Where a decade ago, just one in nine women remained childless at 45 and were considered rather peculiar at that, now that figure is closer to one in four. For women with a university education, like me, that figure rises to 43 per cent - an extraordinary figure which signifies a seismic social change....There are two purposes in life. The first is to serve and worship God. The second is to have children. The first is a test, the second is a duty. There are very, very few accomplishments of historic note that are more important than the latter; for all that we may lament the loss of their genetics to the human race, Newton and Leibniz arguably contributed more to it than nearly any line of descendants have, however long.
I had an intern recently, a 21-year-old Oxford graduate, who told me confidently she never wanted kids because it would get in the way of her career. I told her she was mad. While a child-free life looks fun on Facebook, no number of career highs, nights at the theatre, weekends away or adult pleasures can disguise the fact that it feels - there is no other word - empty.
Between today and the end of my life, I hope there are a few more decades. But, as time goes by, the idea of dying without children feels unnatural and sad. Statistics do not reveal whether the 43 per cent of educated women who are child-free are so by choice or by circumstance, but I believe the Motherhood Deniers, waving the flag for the childless life, remain in the minority. Admittedly a far more confident, glamorous, and witty minority than they once were, but a minority nonetheless.
For the rest of us, childlessness is a source of sadness and regret. Most of those 43 per cent will have gone through fertility hell, or never met the right guy, or left it too late, or have any number of unhappy stories.

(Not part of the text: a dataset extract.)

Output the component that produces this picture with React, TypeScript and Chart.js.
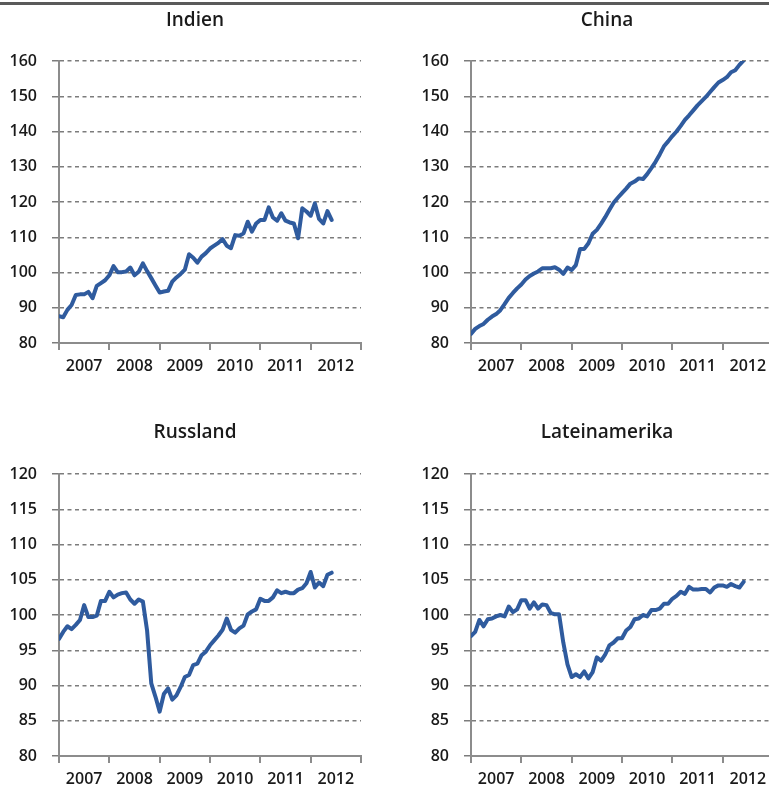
import React, { useEffect, useRef } from 'react';
import { Chart, registerables } from 'chart.js';

Chart.register(...registerables);

// ---- Data (monthly index values, Jan 2007 – Jun 2012) ----
const YEARS = ['2007', '2008', '2009', '2010', '2011', '2012'];

const INDIEN = [
  87.6, 87.3, 89.4, 90.8, 93.6, 93.8, 93.8, 94.5, 92.7, 96.2, 97.0, 97.8,
  99.2, 101.8, 100.1, 100.1, 100.3, 101.4, 99.2, 100.2, 102.6, 100.4, 98.4, 96.3,
  94.3, 94.6, 94.8, 97.4, 98.6, 99.6, 100.8, 105.2, 104.2, 102.8, 104.5, 105.5,
  106.8, 107.6, 108.4, 109.5, 107.6, 106.9, 110.6, 110.4, 111.1, 114.4, 111.6, 113.9,
  114.9, 114.9, 118.5, 115.6, 114.7, 116.8, 114.7, 114.2, 113.9, 109.7, 118.2, 117.3,
  116.1, 119.6, 115.2, 113.9, 117.4, 114.9,
];

const CHINA = [
  82.6, 84.0, 84.8, 85.4, 86.6, 87.5, 88.2, 89.3, 91.0, 92.8, 94.2, 95.5,
  96.6, 98.0, 99.0, 99.7, 100.3, 101.2, 101.2, 101.2, 101.5, 100.8, 99.6, 101.4,
  100.7, 102.1, 106.7, 106.7, 108.3, 111.0, 112.1, 113.8, 115.7, 117.8, 119.8, 121.2,
  122.5, 123.8, 125.2, 125.8, 126.7, 126.5, 127.9, 129.6, 131.4, 133.5, 135.8, 137.2,
  138.7, 140.0, 141.6, 143.3, 144.6, 146.0, 147.4, 148.6, 149.8, 151.2, 152.6, 153.9,
  154.6, 155.4, 156.8, 157.4, 158.9, 160.2,
];

const RUSSLAND = [
  96.6, 97.6, 98.4, 98.0, 98.6, 99.3, 101.4, 99.7, 99.7, 99.9, 102.0, 102.0,
  103.3, 102.5, 102.9, 103.1, 103.2, 102.2, 101.6, 102.2, 101.9, 97.8, 90.3, 88.4,
  86.3, 88.8, 89.6, 88.0, 88.6, 89.8, 91.2, 91.5, 92.9, 93.1, 94.3, 94.8,
  95.7, 96.4, 97.1, 97.9, 99.5, 97.9, 97.5, 98.1, 98.5, 100.1, 100.5, 100.8,
  102.3, 102.0, 102.0, 102.5, 103.5, 103.1, 103.3, 103.1, 103.1, 103.6, 103.8, 104.5,
  106.1, 103.9, 104.6, 104.1, 105.7, 106.0,
];

const LATEINAMERIKA = [
  97.0, 97.6, 99.3, 98.4, 99.4, 99.5, 99.8, 100.0, 99.8, 101.2, 100.4, 100.8,
  102.1, 102.1, 100.9, 101.8, 100.9, 101.5, 101.4, 100.3, 100.1, 100.1, 96.1, 93.0,
  91.2, 91.6, 91.2, 92.0, 91.0, 91.9, 94.0, 93.5, 94.4, 95.7, 96.1, 96.7,
  96.7, 97.8, 98.3, 99.4, 99.5, 100.0, 99.8, 100.7, 100.7, 100.9, 101.6, 101.6,
  102.3, 102.7, 103.3, 103.0, 104.0, 103.6, 103.6, 103.7, 103.7, 103.2, 103.9, 104.2,
  104.2, 104.0, 104.4, 104.1, 103.9, 104.7,
];

// ---- Styles ----
const FONT = "'Open Sans', 'Noto Sans', sans-serif";
const TEXT = '#1a1a1a';
const AXIS = '#8c8c8c';
const GRID = '#7c7c7c';
const LINE = '#2f5b9e';

type PanelProps = {
  title: string;
  values: number[];
  left: number;
  top: number;
  width: number;
  height: number;
  yAxisWidth: number;
  rightSpace: number;
  padBottom: number;
  titlePadTop: number;
  titlePadBottom: number;
  xAxisHeight: number;
  yMin: number;
  yMax: number;
  yStep: number;
};

function Panel(p: PanelProps) {
  const ref = useRef<HTMLCanvasElement | null>(null);

  useEffect(() => {
    if (!ref.current) return;
    const chart = new Chart(ref.current, {
      type: 'line',
      data: {
        datasets: [
          {
            data: p.values.map((v, i) => ({ x: i, y: v })),
            yAxisID: 'y',
            borderColor: LINE,
            borderWidth: 4,
            pointRadius: 0,
            tension: 0,
            fill: false,
            borderJoinStyle: 'round',
            borderCapStyle: 'round',
          },
        ],
      },
      options: {
        animation: false,
        responsive: false,
        events: [],
        layout: { padding: { left: 0, right: 0, top: 0, bottom: p.padBottom } },
        plugins: {
          legend: { display: false },
          tooltip: { enabled: false },
          title: {
            display: true,
            text: p.title,
            color: TEXT,
            font: { family: FONT, size: 19, weight: '600' as any },
            padding: { top: p.titlePadTop, bottom: p.titlePadBottom },
          },
        },
        scales: {
          x: {
            type: 'linear',
            min: 0,
            max: 72,
            afterFit: (s: any) => {
              s.height = p.xAxisHeight;
            },
            ticks: {
              stepSize: 6,
              autoSkip: false,
              maxRotation: 0,
              minRotation: 0,
              padding: 7,
              color: TEXT,
              font: { family: FONT, size: 16, weight: '600' as any },
              callback: (v: any) => {
                const n = Number(v);
                return n % 12 === 6 ? YEARS[(n - 6) / 12] : '';
              },
            },
            grid: {
              drawOnChartArea: false,
              drawTicks: true,
              tickLength: 7,
              lineWidth: 2,
              color: (c: any) =>
                c.tick && c.tick.value % 12 === 0 ? AXIS : 'rgba(0,0,0,0)',
            },
            border: { display: true, color: AXIS, width: 2 },
          },
          y: {
            position: 'left',
            min: p.yMin,
            max: p.yMax,
            afterFit: (s: any) => {
              s.width = p.yAxisWidth;
            },
            ticks: {
              stepSize: p.yStep,
              padding: 15,
              color: TEXT,
              font: { family: FONT, size: 16, weight: '600' as any },
            },
            grid: {
              color: GRID,
              lineWidth: 1.5,
              tickLength: 7,
            },
            border: { display: true, color: AXIS, width: 2, dash: [4, 3.5] },
          },
          // empty spacer on the right so that the title is centred on the panel
          spacer: {
            axis: 'y',
            type: 'linear',
            position: 'right',
            display: true,
            afterFit: (s: any) => {
              s.width = p.rightSpace;
            },
            ticks: { display: false },
            grid: { display: false, drawTicks: false },
            border: { display: false },
          },
        },
      },
    } as any);
    return () => chart.destroy();
  }, []);

  return (
    <canvas
      ref={ref}
      width={p.width}
      height={p.height}
      style={{ position: 'absolute', left: p.left, top: p.top, width: p.width, height: p.height }}
    />
  );
}

export default function App() {
  const topRow = { top: 0, height: 390, titlePadTop: 9, titlePadBottom: 29.2, padBottom: 7, xAxisHeight: 40, yMin: 80, yMax: 160, yStep: 10 };
  const bottomRow = { top: 412, height: 377, titlePadTop: 9, titlePadBottom: 30.2, padBottom: 0, xAxisHeight: 33, yMin: 80, yMax: 120, yStep: 5 };
  const leftCol = { left: 0, width: 390, yAxisWidth: 59, rightSpace: 29 };
  const rightCol = { left: 390, width: 434, yAxisWidth: 81, rightSpace: 51 };

  return (
    <div
      style={{
        position: 'absolute',
        left: 0,
        top: 0,
        width: 769,
        height: 789,
        overflow: 'hidden',
        background: '#ffffff',
      }}
    >
      <div style={{ position: 'absolute', left: 0, top: 2, width: 769, height: 3, background: '#5a5a5a' }} />
      <Panel title="Indien" values={INDIEN} {...topRow} {...leftCol} />
      <Panel title="China" values={CHINA} {...topRow} {...rightCol} />
      <Panel title="Russland" values={RUSSLAND} {...bottomRow} {...leftCol} />
      <Panel title="Lateinamerika" values={LATEINAMERIKA} {...bottomRow} {...rightCol} />
    </div>
  );
}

But other than such intellectual sports, whose personal accomplishments can possibly hope to outweigh generations upon generations of accomplishments? Whose career can be said to be so important that it outweighs all the prospective careers of her children, her children's children, and her children's children's children? Especially if one considers women's careers, of which fewer than 100 have ever deemed been worthy of historical note.
Fyodor Dostoevsky wrote: "Deprived of meaningful work, men and women lose their reason for existence; they go stark, raving mad." And the meaningful work of women is bearing and raising the next generation of the human race. Given that more than 40 percent of educated women have deprived themselves of their reason for existence, it should be no wonder that they have, collectively, gone stark, raving mad.